- _WRITTEN REQUEST_: Copy all of the material exactly. Pictures are not to appear in the copy.

** START OF DATASET EXTRACT **

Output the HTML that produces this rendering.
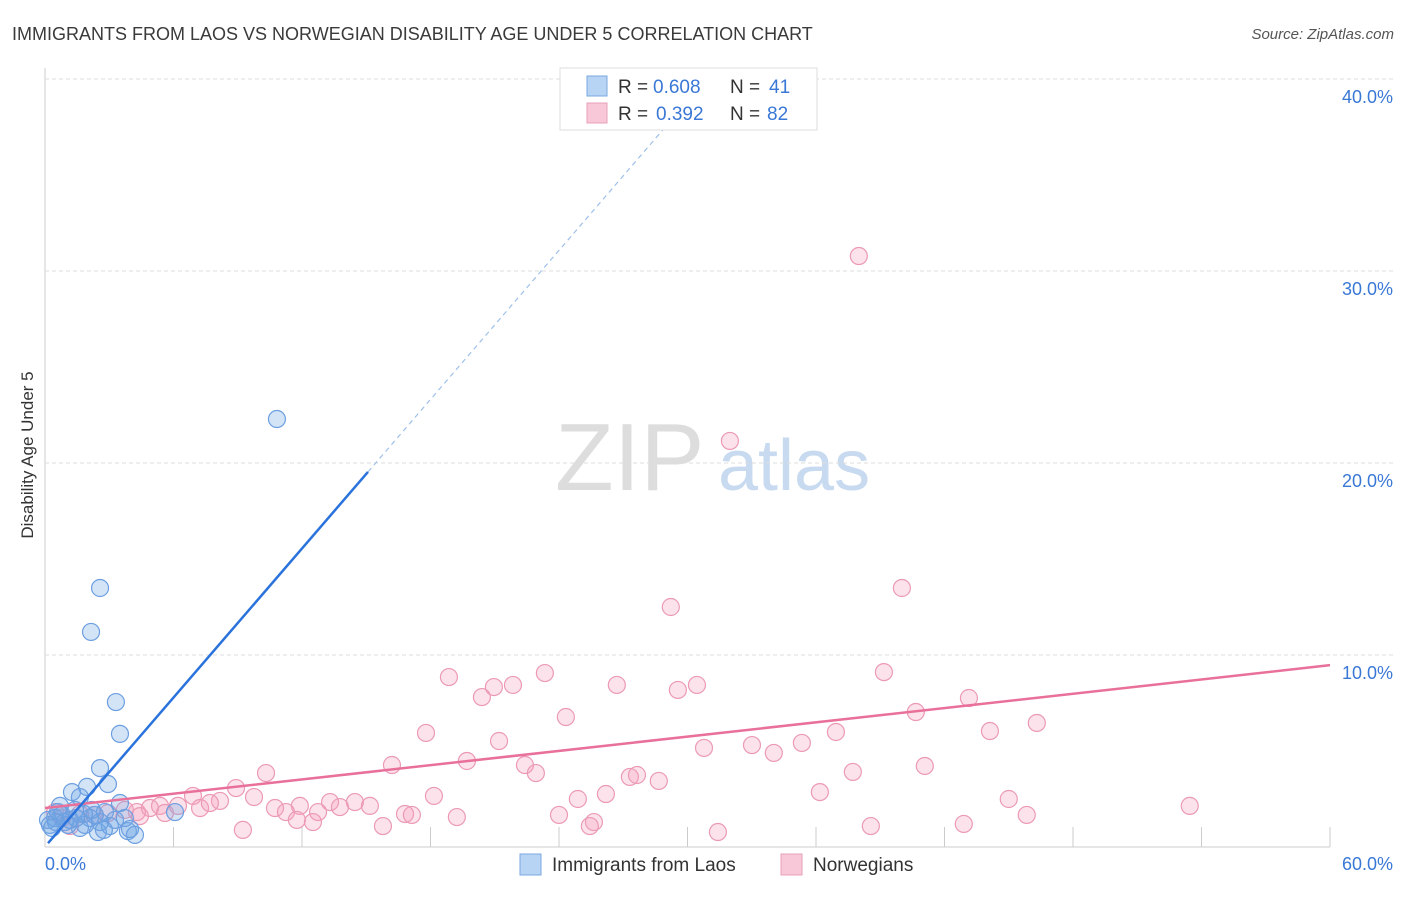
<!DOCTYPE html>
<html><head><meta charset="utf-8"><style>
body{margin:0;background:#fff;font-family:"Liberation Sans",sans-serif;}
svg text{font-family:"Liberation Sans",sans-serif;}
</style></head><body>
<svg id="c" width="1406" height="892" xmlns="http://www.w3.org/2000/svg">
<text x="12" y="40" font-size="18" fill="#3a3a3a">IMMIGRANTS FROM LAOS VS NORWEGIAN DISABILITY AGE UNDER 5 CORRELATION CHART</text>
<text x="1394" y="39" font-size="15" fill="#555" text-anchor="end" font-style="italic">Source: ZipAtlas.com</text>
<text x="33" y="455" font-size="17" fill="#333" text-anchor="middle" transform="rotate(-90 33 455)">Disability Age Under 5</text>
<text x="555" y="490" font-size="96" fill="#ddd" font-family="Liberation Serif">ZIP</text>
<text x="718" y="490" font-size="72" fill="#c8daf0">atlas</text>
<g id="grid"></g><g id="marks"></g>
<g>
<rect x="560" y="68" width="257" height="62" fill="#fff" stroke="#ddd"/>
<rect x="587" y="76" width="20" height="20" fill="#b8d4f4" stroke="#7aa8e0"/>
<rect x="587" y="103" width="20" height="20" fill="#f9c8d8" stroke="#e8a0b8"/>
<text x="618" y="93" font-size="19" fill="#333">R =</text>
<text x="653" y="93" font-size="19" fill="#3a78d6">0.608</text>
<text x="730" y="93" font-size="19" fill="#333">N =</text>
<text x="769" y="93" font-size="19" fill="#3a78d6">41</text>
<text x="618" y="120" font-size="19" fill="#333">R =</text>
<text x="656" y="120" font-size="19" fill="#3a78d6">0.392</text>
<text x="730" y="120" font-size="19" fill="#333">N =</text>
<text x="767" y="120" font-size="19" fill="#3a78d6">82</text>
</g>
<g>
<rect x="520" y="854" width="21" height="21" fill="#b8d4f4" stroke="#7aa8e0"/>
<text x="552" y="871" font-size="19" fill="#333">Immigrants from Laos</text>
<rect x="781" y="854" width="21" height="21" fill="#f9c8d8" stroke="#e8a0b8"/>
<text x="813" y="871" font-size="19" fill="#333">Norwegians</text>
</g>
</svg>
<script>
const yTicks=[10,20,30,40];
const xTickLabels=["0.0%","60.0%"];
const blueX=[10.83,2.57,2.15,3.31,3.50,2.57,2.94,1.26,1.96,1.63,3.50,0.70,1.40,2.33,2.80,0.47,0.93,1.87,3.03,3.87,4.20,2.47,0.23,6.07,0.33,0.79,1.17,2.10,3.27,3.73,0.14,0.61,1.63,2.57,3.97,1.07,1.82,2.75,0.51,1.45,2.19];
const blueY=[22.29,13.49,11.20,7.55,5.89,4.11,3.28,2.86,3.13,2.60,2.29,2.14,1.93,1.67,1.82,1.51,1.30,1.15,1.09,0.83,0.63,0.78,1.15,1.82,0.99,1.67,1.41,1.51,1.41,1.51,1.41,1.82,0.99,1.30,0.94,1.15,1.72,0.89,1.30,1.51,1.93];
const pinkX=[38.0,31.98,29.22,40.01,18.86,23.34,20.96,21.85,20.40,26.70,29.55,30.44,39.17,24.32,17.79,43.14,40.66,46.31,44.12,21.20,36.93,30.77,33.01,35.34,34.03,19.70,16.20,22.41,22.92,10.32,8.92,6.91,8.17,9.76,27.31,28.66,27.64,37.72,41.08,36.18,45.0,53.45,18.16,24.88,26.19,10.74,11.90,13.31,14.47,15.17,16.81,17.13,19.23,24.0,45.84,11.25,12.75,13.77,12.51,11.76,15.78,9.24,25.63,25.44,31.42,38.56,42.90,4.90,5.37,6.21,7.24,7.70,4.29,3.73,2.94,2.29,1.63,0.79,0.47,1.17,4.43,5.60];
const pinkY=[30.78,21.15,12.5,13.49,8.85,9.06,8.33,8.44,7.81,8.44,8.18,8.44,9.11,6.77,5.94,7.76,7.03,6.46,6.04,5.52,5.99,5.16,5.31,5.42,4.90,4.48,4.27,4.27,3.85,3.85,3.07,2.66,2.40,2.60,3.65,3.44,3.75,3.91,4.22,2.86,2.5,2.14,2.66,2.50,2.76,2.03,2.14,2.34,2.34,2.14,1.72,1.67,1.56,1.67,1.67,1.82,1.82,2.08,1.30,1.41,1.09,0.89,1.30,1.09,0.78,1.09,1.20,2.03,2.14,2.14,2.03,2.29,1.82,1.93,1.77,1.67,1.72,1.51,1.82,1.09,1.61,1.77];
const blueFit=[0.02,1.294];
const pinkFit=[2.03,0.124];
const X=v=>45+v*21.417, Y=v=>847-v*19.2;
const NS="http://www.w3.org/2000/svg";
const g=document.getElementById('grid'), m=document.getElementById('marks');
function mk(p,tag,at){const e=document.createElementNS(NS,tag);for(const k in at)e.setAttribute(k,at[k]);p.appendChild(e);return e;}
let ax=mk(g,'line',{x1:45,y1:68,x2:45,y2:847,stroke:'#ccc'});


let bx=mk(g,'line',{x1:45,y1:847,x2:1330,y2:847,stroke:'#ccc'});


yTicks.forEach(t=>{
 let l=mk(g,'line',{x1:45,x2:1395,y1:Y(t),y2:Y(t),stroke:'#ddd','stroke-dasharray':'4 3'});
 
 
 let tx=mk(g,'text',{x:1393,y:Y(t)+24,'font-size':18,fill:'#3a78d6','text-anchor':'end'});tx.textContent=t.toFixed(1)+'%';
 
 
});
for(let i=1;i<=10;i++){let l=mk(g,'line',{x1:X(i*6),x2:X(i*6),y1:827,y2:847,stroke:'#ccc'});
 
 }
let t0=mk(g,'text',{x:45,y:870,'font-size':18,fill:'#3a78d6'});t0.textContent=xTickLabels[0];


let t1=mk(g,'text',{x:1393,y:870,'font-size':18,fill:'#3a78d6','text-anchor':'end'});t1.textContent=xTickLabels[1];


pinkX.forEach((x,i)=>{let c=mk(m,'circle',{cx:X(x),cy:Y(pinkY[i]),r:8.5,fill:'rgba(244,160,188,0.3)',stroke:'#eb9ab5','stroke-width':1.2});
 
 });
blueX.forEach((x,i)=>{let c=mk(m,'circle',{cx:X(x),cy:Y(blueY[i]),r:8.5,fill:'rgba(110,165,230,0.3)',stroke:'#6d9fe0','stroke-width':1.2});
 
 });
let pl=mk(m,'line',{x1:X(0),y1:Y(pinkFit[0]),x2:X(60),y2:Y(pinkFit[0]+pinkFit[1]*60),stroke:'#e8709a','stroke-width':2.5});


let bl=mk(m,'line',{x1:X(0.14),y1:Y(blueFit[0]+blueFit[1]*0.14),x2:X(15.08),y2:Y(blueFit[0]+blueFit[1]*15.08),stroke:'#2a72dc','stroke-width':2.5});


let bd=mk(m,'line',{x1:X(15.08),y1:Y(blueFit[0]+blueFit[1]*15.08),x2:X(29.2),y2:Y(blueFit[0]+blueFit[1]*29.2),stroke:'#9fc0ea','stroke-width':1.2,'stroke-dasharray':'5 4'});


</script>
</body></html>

** END OF DATASET EXTRACT **

- _REPLY_:
Output the HTML that produces this rendering.
<!DOCTYPE html>
<html><head><meta charset="utf-8"><style>
body{margin:0;background:#fff;font-family:"Liberation Sans",sans-serif;}
svg text{font-family:"Liberation Sans",sans-serif;}
</style></head><body>
<svg id="c" width="1406" height="892" xmlns="http://www.w3.org/2000/svg">
<text x="12" y="40" font-size="18" fill="#3a3a3a">IMMIGRANTS FROM LAOS VS NORWEGIAN DISABILITY AGE UNDER 5 CORRELATION CHART</text>
<text x="1394" y="39" font-size="15" fill="#555" text-anchor="end" font-style="italic">Source: ZipAtlas.com</text>
<text x="33" y="455" font-size="17" fill="#333" text-anchor="middle" transform="rotate(-90 33 455)">Disability Age Under 5</text>
<text x="555" y="490" font-size="96" fill="#ddd" font-family="Liberation Serif">ZIP</text>
<text x="718" y="490" font-size="72" fill="#c8daf0">atlas</text>
<g id="grid"></g><g id="marks"></g>
<g>
<rect x="560" y="68" width="257" height="62" fill="#fff" stroke="#ddd"/>
<rect x="587" y="76" width="20" height="20" fill="#b8d4f4" stroke="#7aa8e0"/>
<rect x="587" y="103" width="20" height="20" fill="#f9c8d8" stroke="#e8a0b8"/>
<text x="618" y="93" font-size="19" fill="#333">R =</text>
<text x="653" y="93" font-size="19" fill="#3a78d6">0.608</text>
<text x="730" y="93" font-size="19" fill="#333">N =</text>
<text x="769" y="93" font-size="19" fill="#3a78d6">41</text>
<text x="618" y="120" font-size="19" fill="#333">R =</text>
<text x="656" y="120" font-size="19" fill="#3a78d6">0.392</text>
<text x="730" y="120" font-size="19" fill="#333">N =</text>
<text x="767" y="120" font-size="19" fill="#3a78d6">82</text>
</g>
<g>
<rect x="520" y="854" width="21" height="21" fill="#b8d4f4" stroke="#7aa8e0"/>
<text x="552" y="871" font-size="19" fill="#333">Immigrants from Laos</text>
<rect x="781" y="854" width="21" height="21" fill="#f9c8d8" stroke="#e8a0b8"/>
<text x="813" y="871" font-size="19" fill="#333">Norwegians</text>
</g>
</svg>
<script>
const yTicks=[10,20,30,40];
const xTickLabels=["0.0%","60.0%"];
const blueX=[10.83,2.57,2.15,3.31,3.50,2.57,2.94,1.26,1.96,1.63,3.50,0.70,1.40,2.33,2.80,0.47,0.93,1.87,3.03,3.87,4.20,2.47,0.23,6.07,0.33,0.79,1.17,2.10,3.27,3.73,0.14,0.61,1.63,2.57,3.97,1.07,1.82,2.75,0.51,1.45,2.19];
const blueY=[22.29,13.49,11.20,7.55,5.89,4.11,3.28,2.86,3.13,2.60,2.29,2.14,1.93,1.67,1.82,1.51,1.30,1.15,1.09,0.83,0.63,0.78,1.15,1.82,0.99,1.67,1.41,1.51,1.41,1.51,1.41,1.82,0.99,1.30,0.94,1.15,1.72,0.89,1.30,1.51,1.93];
const pinkX=[38.0,31.98,29.22,40.01,18.86,23.34,20.96,21.85,20.40,26.70,29.55,30.44,39.17,24.32,17.79,43.14,40.66,46.31,44.12,21.20,36.93,30.77,33.01,35.34,34.03,19.70,16.20,22.41,22.92,10.32,8.92,6.91,8.17,9.76,27.31,28.66,27.64,37.72,41.08,36.18,45.0,53.45,18.16,24.88,26.19,10.74,11.90,13.31,14.47,15.17,16.81,17.13,19.23,24.0,45.84,11.25,12.75,13.77,12.51,11.76,15.78,9.24,25.63,25.44,31.42,38.56,42.90,4.90,5.37,6.21,7.24,7.70,4.29,3.73,2.94,2.29,1.63,0.79,0.47,1.17,4.43,5.60];
const pinkY=[30.78,21.15,12.5,13.49,8.85,9.06,8.33,8.44,7.81,8.44,8.18,8.44,9.11,6.77,5.94,7.76,7.03,6.46,6.04,5.52,5.99,5.16,5.31,5.42,4.90,4.48,4.27,4.27,3.85,3.85,3.07,2.66,2.40,2.60,3.65,3.44,3.75,3.91,4.22,2.86,2.5,2.14,2.66,2.50,2.76,2.03,2.14,2.34,2.34,2.14,1.72,1.67,1.56,1.67,1.67,1.82,1.82,2.08,1.30,1.41,1.09,0.89,1.30,1.09,0.78,1.09,1.20,2.03,2.14,2.14,2.03,2.29,1.82,1.93,1.77,1.67,1.72,1.51,1.82,1.09,1.61,1.77];
const blueFit=[0.02,1.294];
const pinkFit=[2.03,0.124];
const X=v=>45+v*21.417, Y=v=>847-v*19.2;
const NS="http://www.w3.org/2000/svg";
const g=document.getElementById('grid'), m=document.getElementById('marks');
function mk(p,tag,at){const e=document.createElementNS(NS,tag);for(const k in at)e.setAttribute(k,at[k]);p.appendChild(e);return e;}
let ax=mk(g,'line',{x1:45,y1:68,x2:45,y2:847,stroke:'#ccc'});


let bx=mk(g,'line',{x1:45,y1:847,x2:1330,y2:847,stroke:'#ccc'});


yTicks.forEach(t=>{
 let l=mk(g,'line',{x1:45,x2:1395,y1:Y(t),y2:Y(t),stroke:'#ddd','stroke-dasharray':'4 3'});
 
 
 let tx=mk(g,'text',{x:1393,y:Y(t)+24,'font-size':18,fill:'#3a78d6','text-anchor':'end'});tx.textContent=t.toFixed(1)+'%';
 
 
});
for(let i=1;i<=10;i++){let l=mk(g,'line',{x1:X(i*6),x2:X(i*6),y1:827,y2:847,stroke:'#ccc'});
 
 }
let t0=mk(g,'text',{x:45,y:870,'font-size':18,fill:'#3a78d6'});t0.textContent=xTickLabels[0];


let t1=mk(g,'text',{x:1393,y:870,'font-size':18,fill:'#3a78d6','text-anchor':'end'});t1.textContent=xTickLabels[1];


pinkX.forEach((x,i)=>{let c=mk(m,'circle',{cx:X(x),cy:Y(pinkY[i]),r:8.5,fill:'rgba(244,160,188,0.3)',stroke:'#eb9ab5','stroke-width':1.2});
 
 });
blueX.forEach((x,i)=>{let c=mk(m,'circle',{cx:X(x),cy:Y(blueY[i]),r:8.5,fill:'rgba(110,165,230,0.3)',stroke:'#6d9fe0','stroke-width':1.2});
 
 });
let pl=mk(m,'line',{x1:X(0),y1:Y(pinkFit[0]),x2:X(60),y2:Y(pinkFit[0]+pinkFit[1]*60),stroke:'#e8709a','stroke-width':2.5});


let bl=mk(m,'line',{x1:X(0.14),y1:Y(blueFit[0]+blueFit[1]*0.14),x2:X(15.08),y2:Y(blueFit[0]+blueFit[1]*15.08),stroke:'#2a72dc','stroke-width':2.5});


let bd=mk(m,'line',{x1:X(15.08),y1:Y(blueFit[0]+blueFit[1]*15.08),x2:X(29.2),y2:Y(blueFit[0]+blueFit[1]*29.2),stroke:'#9fc0ea','stroke-width':1.2,'stroke-dasharray':'5 4'});


</script>
</body></html>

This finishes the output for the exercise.